After I put on the saddle, up I went — only to have the mare freeze — she wouldn’t move. Then all of a sudden she started to buck and rear, and then she fell over backwards pinning me under her with my wrist bent backwards. As the mare scrambled to her feet, I knew that I had a bad break.
I asked Bob to pull on it, but he refused and ran to get the jeep to drive to the hospital in Augusta. When we got there they took x-rays and then told me that I should go up to Eastern Maine General in Bangor to a specialist, as there were multiple fractures. We drove to Bangor, and Dr. Woodcock set the wrist the best he could and put me in a cast that I would wear for the next two months. To this day I have a deformed wrist that now has some arthritis further preventing normal movement.
The lesson is apparent – “don’t let anyone talk you into something that you definitely feel isn’t the best thing to do at the time.” We did find out later that the mare had a bad arthritic hip that created the pain to cause her to buck. We kept the mare for several years — not to ride but to give us two more beautiful colts.
Chris Campbell’s Pet Crow
During the Wavus years we had several families that would send most of their children to camp over a period of time. One example was the Campbell family from Orono, Maine. Their father, Ashley, was the Dean of Engineering at the University of Maine, a man that I came to admire a great deal. One of his students was Lew Clark who has been a very special friend of the Westerman family.
The Campbells were our neighbors who also lived on Spencer Street in Orono.

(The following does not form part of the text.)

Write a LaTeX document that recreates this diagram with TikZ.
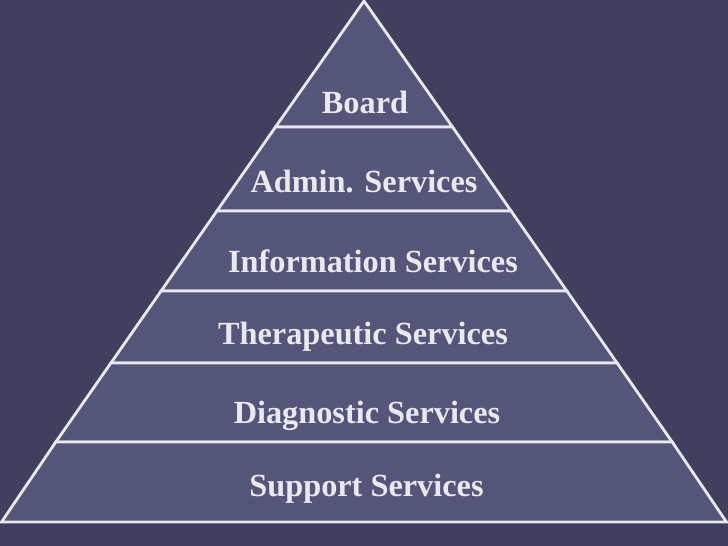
\documentclass[tikz,border=0pt]{standalone}
\usepackage{fontspec}
\setmainfont{Liberation Serif}
\definecolor{bgcol}{RGB}{64,64,94}
\definecolor{tiercol}{RGB}{85,85,122}
\definecolor{txtcol}{RGB}{232,232,240}
\begin{document}
\begin{tikzpicture}[x=1pt,y=-1pt,
  tier/.style={fill=tiercol,draw=txtcol,line width=2.8pt,line join=miter},
  lbl/.style={text=txtcol,font=\fontsize{32.3}{36}\selectfont\bfseries,anchor=base,inner sep=0pt}]
\fill[bgcol] (0,0) rectangle (728,546);
\useasboundingbox (0,0) rectangle (728,546);
% tier boundaries: half-width = 364*y/522, apex at (364,0)
\coordinate (apex) at (364,1);
\coordinate (l1) at (275.5,127); \coordinate (r1) at (452.5,127);
\coordinate (l2) at (216.9,211); \coordinate (r2) at (511.1,211);
\coordinate (l3) at (161.1,291); \coordinate (r3) at (566.9,291);
\coordinate (l4) at (110.9,363); \coordinate (r4) at (617.1,363);
\coordinate (l5) at (55.8,442);  \coordinate (r5) at (672.2,442);
\coordinate (l6) at (1.5,522);   \coordinate (r6) at (726.5,522);
\draw[tier] (apex) -- (r1) -- (l1) -- cycle;
\draw[tier] (l1) -- (r1) -- (r2) -- (l2) -- cycle;
\draw[tier] (l2) -- (r2) -- (r3) -- (l3) -- cycle;
\draw[tier] (l3) -- (r3) -- (r4) -- (l4) -- cycle;
\draw[tier] (l4) -- (r4) -- (r5) -- (l5) -- cycle;
\draw[tier] (l5) -- (r5) -- (r6) -- (l6) -- cycle;
\node[lbl] (board) at (365,113) {Board};
\node[lbl] (admin) at (364,192.5) {Admin. Services};
\node[lbl] (info) at (373,272.5) {Information Services};
\node[lbl] (thera) at (363,344) {Therapeutic Services};
\node[lbl] (diag) at (367,423) {Diagnostic Services};
\node[lbl] (supp) at (366.5,496.5) {Support Services};
\end{tikzpicture}
\end{document}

They had six children, five sons Ash, Chris, Gordon, Philip and Ben, and one daughter, Martha. All the boys enjoyed an interval at Wavus during some point in their youth.
One year, Chris brought a pet crow with him when he came to camp. It seems that the crow had fallen from the nest and injured its wing, and young Ashley had nursed it back to health and named it “Gus.” Once back to health, the crow developed a unique bond with Chris, and the two became special companions.
The crow lived free with other crows at Wavus, spending most of its time in the big pines, but it would often be seen sitting on Chris’s shoulder. The unique sight became the talk of Wavus for years to come. The crow eventually developed a cataract in one eye and would cock his head to one side while cawing with his crow companions. To fully appreciate the story of this pet crow at Wavus, you must hear it first hand from Chris himself.
In 1979, we sold the camps for $425,000 to Ed Snyder, the owner of the Philadelphia Flyers of the National Hockey League. He then resold them for $1.5 million to a group of former campers that then ran them as a non-profit foundation. I guess in hindsight, we really gave them away, but there is no real point in looking back. It served our purpose of providing our four children a wonderful experience that was priceless.